Holly is a filmmaker and entertained us with stories of movies and trips into exotic places, made herself loved because her dad designed the tests the kids are taking, talked about the book and her job as a writer, but especially wanted them to pay attention to the things in their lives that may not seem important at the time but could send them in a direction they may never have considered.

I especially liked how the kids meet her as a novelist, but she writes screenplays as her day job. She told them about how if you like to write, it doesn't have to be narrative. There are all kinds of different ways to write and make a living doing it. I'm glad those kids got to hear this from someone who has gone from no work to too much just because writing is writing is writing, you just have to learn the procedures for the differences.

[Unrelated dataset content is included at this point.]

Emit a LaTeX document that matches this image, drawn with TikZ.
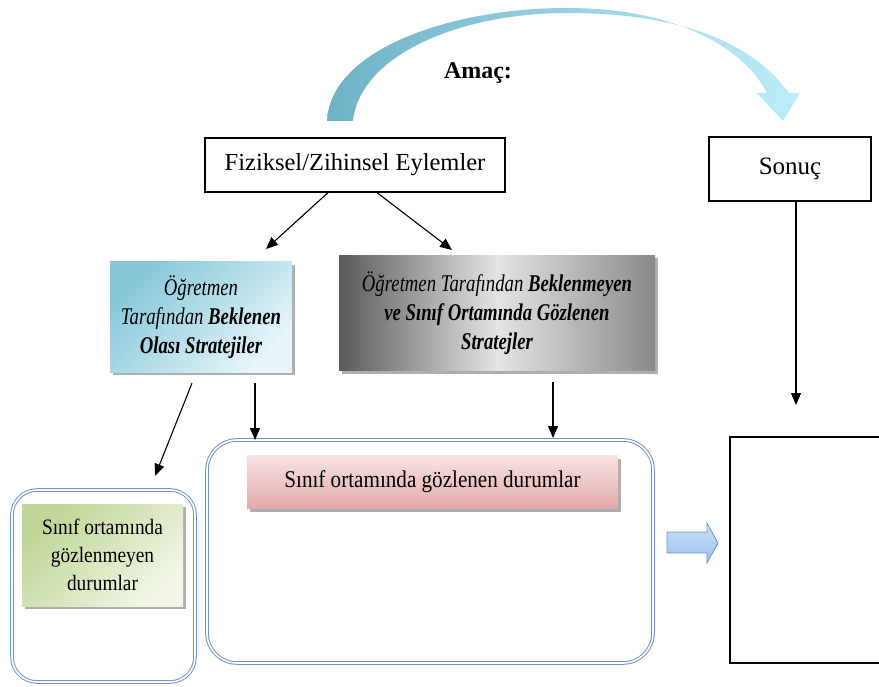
\documentclass[tikz,border=0pt]{standalone}
\usepackage{fontspec}
\setmainfont{Liberation Serif}
\newfontfamily\condit[FakeStretch=0.78]{Liberation Serif}
\newfontfamily\condrm[FakeStretch=0.88]{Liberation Serif}
\usetikzlibrary{arrows.meta,shadows}

\definecolor{arcdark}{HTML}{6FB2C6}
\definecolor{arclight}{HTML}{BDEDFA}
\definecolor{bluedark}{HTML}{86C8DA}
\definecolor{bluelight}{HTML}{E6F5F9}
\definecolor{graydark}{HTML}{5A5A5A}
\definecolor{graymid}{HTML}{E4E4E4}
\definecolor{grayright}{HTML}{8A8A8A}
\definecolor{greendark}{HTML}{C0D596}
\definecolor{greenlight}{HTML}{F1F6E6}
\definecolor{pinktop}{HTML}{F7E3E3}
\definecolor{pinkbot}{HTML}{E2A9A9}
\definecolor{frameblue}{HTML}{6F95CC}
\definecolor{blocktop}{HTML}{CADFF8}
\definecolor{blockbot}{HTML}{9DBFEE}

\begin{document}
\begin{tikzpicture}[x=1pt,y=-1pt,
  plainbox/.style={draw=black, line width=1.3pt, fill=white, inner sep=0pt},
  arr/.style={line width=1.1pt, -{Triangle[length=12pt,width=10pt]}},
  softshadow/.style={drop shadow={shadow xshift=3pt,shadow yshift=-3pt,fill=black!45,opacity=0.7}},
  roundframe/.style={draw=frameblue, double=white, double distance=1.6pt, line width=1pt, inner sep=0pt},
  stratbox/.style={softshadow, inner sep=0pt, align=center,
    font={\condit\itshape\fontsize{24}{29}\selectfont}},
  notebox/.style={softshadow, inner sep=0pt, align=center,
    font={\condrm\fontsize{22}{28}\selectfont}}
]
\useasboundingbox (0,0) rectangle (879,687);

% curved "Amaç" arrow from the actions box to the result box
\shade[left color=arcdark, right color=arclight]
  (327,121) .. controls (330,50) and (450,8) .. (567,8)
  .. controls (680,8) and (745,50) .. (767,93)
  -- (757,93) -- (783,121) -- (800,93) -- (789,93)
  .. controls (752,42) and (680,13) .. (567,13)
  .. controls (460,13) and (360,55) .. (353,121) -- cycle;
\node[font=\bfseries\fontsize{24}{29}\selectfont] (amac) at (478,73) {Amaç:};

% top row
\node[plainbox, minimum width=300pt, minimum height=54pt,
      font=\fontsize{24.5}{29}\selectfont] (fiz) at (355,165) {Fiziksel/Zihinsel Eylemler};
\node[plainbox, minimum width=162pt, minimum height=64pt,
      font=\fontsize{25}{29}\selectfont] (sonuc) at (790,169) {Sonuç};

% strategy boxes
\node[stratbox, minimum width=182pt, minimum height=110pt,
      top color=bluedark, bottom color=bluelight, shading angle=45] (beklenen) at (201,317)
  {Öğretmen\\Tarafından \textbf{Beklenen}\\\textbf{Olası Stratejiler}};
\node[stratbox, minimum width=316pt, minimum height=115pt,
      left color=graydark, right color=grayright, middle color=graymid] (beklenmeyen) at (497,313)
  {Öğretmen Tarafından \textbf{Beklenmeyen}\\\textbf{ve Sınıf Ortamında Gözlenen}\\\textbf{Stratejler}};

% observation frames
\node[roundframe, rounded corners=25pt, minimum width=183pt, minimum height=192pt] (solframe) at (103.5,586) {};
\node[roundframe, rounded corners=30pt, minimum width=446pt, minimum height=223pt] (ortaframe) at (430,551.5) {};

\node[notebox, minimum width=161pt, minimum height=102pt,
      top color=greendark, bottom color=greenlight, shading angle=45] (gozlenmeyen) at (102.5,555)
  {Sınıf ortamında\\gözlenmeyen\\durumlar};
\node[notebox, minimum width=371pt, minimum height=53pt,
      top color=pinktop, bottom color=pinkbot, font={\condrm\fontsize{24}{29}\selectfont}] (gozlenen) at (432.5,482)
  {Sınıf ortamında gözlenen durumlar};

% result frame, open on the right
\draw[line width=1.3pt] (890,437) -- (730,437) -- (730,663) -- (890,663);

% block arrow towards the result frame
\shade[top color=blocktop, bottom color=blockbot, draw=frameblue, line width=0.8pt]
  (667,532) -- (707,532) -- (707,523) -- (718,543) -- (707,563) -- (707,553) -- (667,553) -- cycle;

% connectors
\coordinate (f1) at ([xshift=-27pt]fiz.south);
\coordinate (f2) at ([xshift=22pt]fiz.south);
\coordinate (t1) at (266,249);
\coordinate (t2) at (452,250);
\draw[arr] (f1) -- (t1);
\draw[arr] (f2) -- (t2);

\coordinate (b1) at ([xshift=-9pt,yshift=-11pt]beklenen.south);
\coordinate (b2) at ([xshift=54pt,yshift=-11pt]beklenen.south);
\coordinate (g1) at ([xshift=56pt,yshift=-11pt]beklenmeyen.south);
\coordinate (l1) at (155,476);
\coordinate (m1) at (255,440);
\coordinate (m2) at (553,438);
\draw[arr] (b1) -- (l1);
\draw[arr] (b2) -- (m1);
\draw[arr] (g1) -- (m2);

\coordinate (s1) at ([xshift=6pt]sonuc.south);
\coordinate (s2) at (796,405);
\draw[arr] (s1) -- (s2);
\end{tikzpicture}
\end{document}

She started writing as a 7th grade journalist (another turning point, first day of school, AP English, fires in the hills, teacher said, let's write about that, investigate, and the single page newspaper became a weekly award-winning event), graduated and went to college to study writing, won an award for a short story she wrote about a man she met on her walks into town, who sat in a lounge chair on the sidewalk, and then went on to write ads and lines for different kinds of things, tires, tacos, and started to write television shows and movies.

Just by the bad luck of an off-shrimp, and a vacation to a far-flung yoga retreat, the lack of any kind of electronic device, and the memory of a story a friend had just told her, she wrote I'll Be There, while she waited out her husband's sickness. Using only paper and a pen.

It's exciting to see how a chance meeting in a school library with someone like Holly could possibly shift the direction a life might take.

I stopped back by the school to talk to Dene and she said that the students were checking the books out and still talking about the visit. YAY! It worked!

Thursday, May 5, 2011

Sunrise 5:46, sunset will be at 8:27

Today's my birthday! Claudia wished me a year full of good wine and books. I am going to start today!

It's cold, wet, and GRAY! The maple catkins are unfolding with that neon shade of green only seen against a sky this color. Yesterday, when it was warm and clear, the birds and bumblebees were swarming them, today, they are hunkered in their nests and caves, waiting for a little dry spell to go out.

The lilacs haven't even started to open, they are usually in full bloom by Easter, but are still in little fists of purple. The tulips, though, are strong and vigorous, and, oddly, run in straight lines across the landscape. We have tall, thick stemmed yellow tulips and sunset colored ones that opened wide showing their throats, some little frilly fuschia ones I don't remember planting. The daffodils are up, the narcissus are all over the yard, and everything smells so good.

I am going to treat myself to a new book, a BOUND one, one I get to buy and haven't yet read, today. I don't know which one, I'm just going to take a little break and find something that speaks to me.

I'll let you know what I find when I post next!